Notley v. Brown
Headline: Hawaiian probate challenge blocked as Court dismisses writ of error, denying federal review and leaving territorial rulings that upheld a disputed will in place.
Holding: The Court dismissed the writ of error for want of jurisdiction, leaving the territorial courts’ rulings upholding the will undisturbed.
- Stops federal review of this probate dispute, keeping territorial court rulings in force.
- Leaves the will admitted to probate as affirmed by territorial courts.

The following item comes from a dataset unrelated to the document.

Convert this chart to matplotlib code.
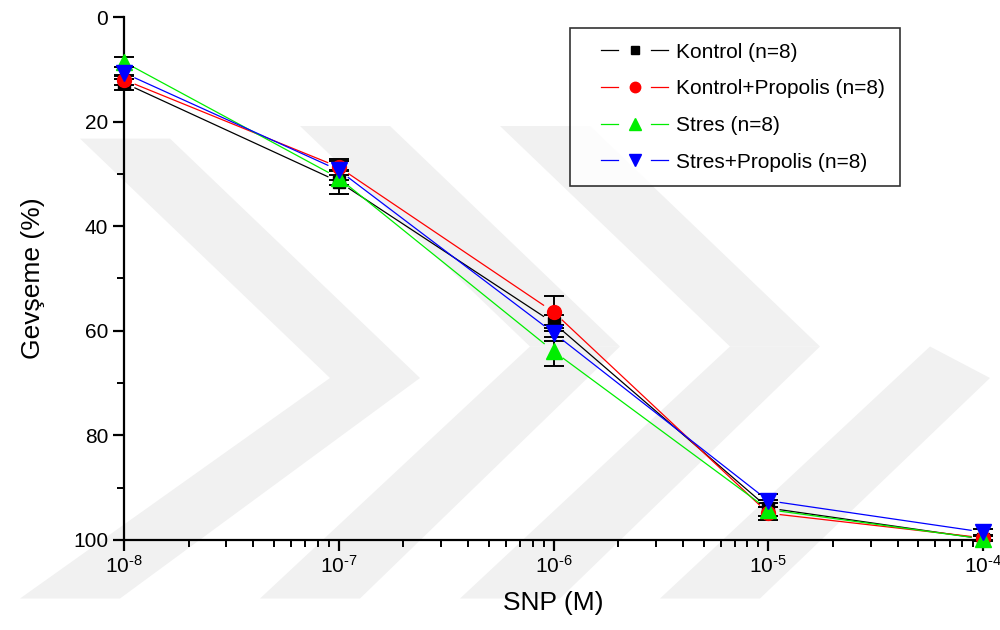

- Highlights that strict timing and record formalities can block appeals to higher courts.
Summary
Background
People challenging a Hawaiian will (the contestants) lost in the local probate court, and the will’s supporters (the proponents) prevailed. The Circuit Court tried factual issues and the judge instructed a verdict for the proponents on January 28, 1903. A written judgment was filed January 29, 1903, but signature and filing annotations appeared later, and the contestants pursued further post-trial motions and appeals in the territorial courts.
Reasoning
The central question was whether this Court could review the territorial courts’ rulings. The opinion explains that changes in federal law and prior decisions limit review here. The Court examined the timing and form of the lower judgments, the later attempts to sign or enter judgments nunc pro tunc, and the timing of writs and motions. Because the rulings the writ sought to review were effectively final before the change in review law, and because no proper final judgment was in place that this Court could review, the Court found it lacked jurisdiction and dismissed the writ of error.
Real world impact
The dismissal means the territorial courts’ decisions upholding the will remain in effect for now, and the contestants’ attempt at federal review fails. The opinion stresses that procedural timing and how judgments are entered can determine whether higher-court review is possible. The Court did not decide whether a new writ could be filed later against the September 27, 1907 entry, so some procedural avenues may remain open depending on timing and record facts.